Assim, fora dos casos em que há previsão específica de intervenção do MP (v.g. causas em que haja interesses de incapazes, as concernentes ao estado da pessoa, pátrio poder, tutela, curatela, interdição, casamento, declaração de ausência e disposições de última vontade; e ainda nas ações que envolvam litígios coletivos pela posse da terra rural), é necessário compreender adequadamente a dimensão dessa atuação fundada na cláusula genérica do interesse público evidenciado pela natureza da lide ou qualidade da parte (art. 82, III, do CPC).

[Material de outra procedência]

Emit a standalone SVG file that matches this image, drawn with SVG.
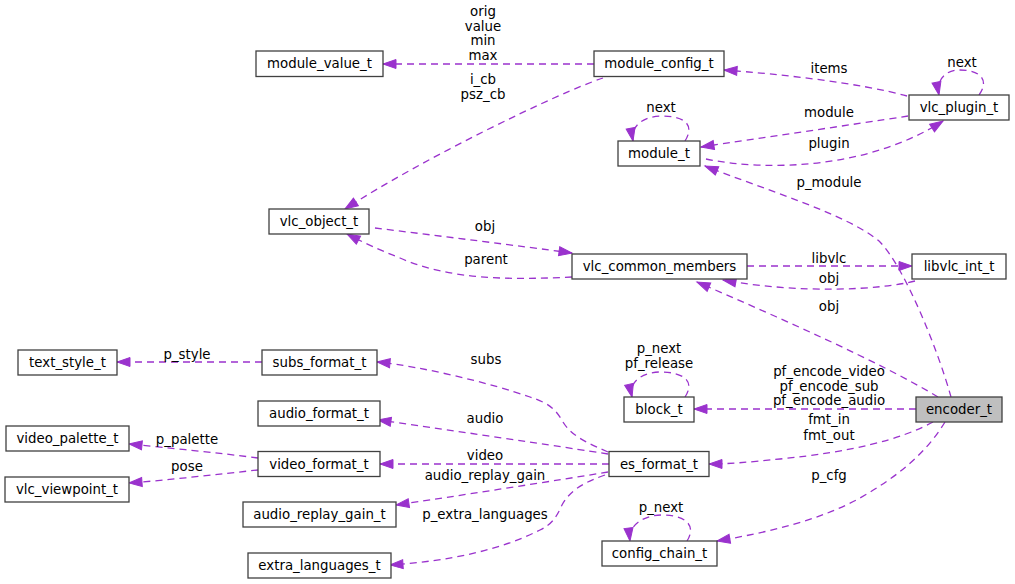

Para saber se em determinado caso concreto está presente o interesse público que justifique a intervenção do parquet, é imprescindível identificar os contornos da lide deduzida em juízo, ou seja, pela identificação do pedido, iluminado pela causa de pedir.

Em outros termos, é necessário indagar quais as reais dimensões da ação mandamental, a partir da relação jurídica a ela subjacente, e das possibilidades decorrentes das projeções que de algum modo afetem os interesses a cargo da proteção do MP.

É o que afirma Hugo Nigro Mazzilli, deixando claro que a decisão no sentido da intervenção está diretamente associada ao interesse jurídico subjacente que aflora do caso concreto (Manual do Promotor de Justiça, 2. ed., São Paulo, Saraiva, 1991, p. 214/215).

Pois bem.

No caso em exame, o que se tem é a dedução de pretensão nitidamente indisponível e de notória relevância social, na medida em que, segundo afirma a inicial, trata-se de apurar a ocorrência de ilegalidade e violação a princípios constitucionais quando da negativa do Poder Executivo em atender às solicitações feitas por Comissão Especial da Câmara Municipal de Itirapuã.

O mandado de segurança constitui ação civil de eficácia potenciada, com assento constitucional, dirigida contra atos ilegais e abusivos do Poder Público, o que implica, em regra, interesse na intervenção do Ministério Público.

Todavia, a racionalização em processo de mandado de segurança é possível quando, no caso concreto, o interesse jurídico subjacente à impetração não revelar hipótese que guarde relação com o novo perfil constitucional do parquet (art. 127 e 129 da CR/88 e art. 82 do CPC).

Assim, a impetração por meio da qual se pretende fazer valer a observância dos princípios constitucionais da administração pública no exercício das funções de Comissão Especial de Inquérito, revela interesse a ser tutelado pelo MP. Cuida-se nitidamente de proteção a valores que são tratados com destaque na ordem constitucional vigente, e que sinalizam para a defesa da ordem jurídica.

Estão presentes, nesta situação tanto a indisponibilidade do interesse como sua relevância social, nos termos do art. 127, caput, da CR.

3)  Decisão

Diante do exposto, e por analogia ao disposto no art. 28 do Código de Processo Penal, conheço da remessa para acolhê-la, determinando que ocorra a intervenção ministerial no feito em epígrafe.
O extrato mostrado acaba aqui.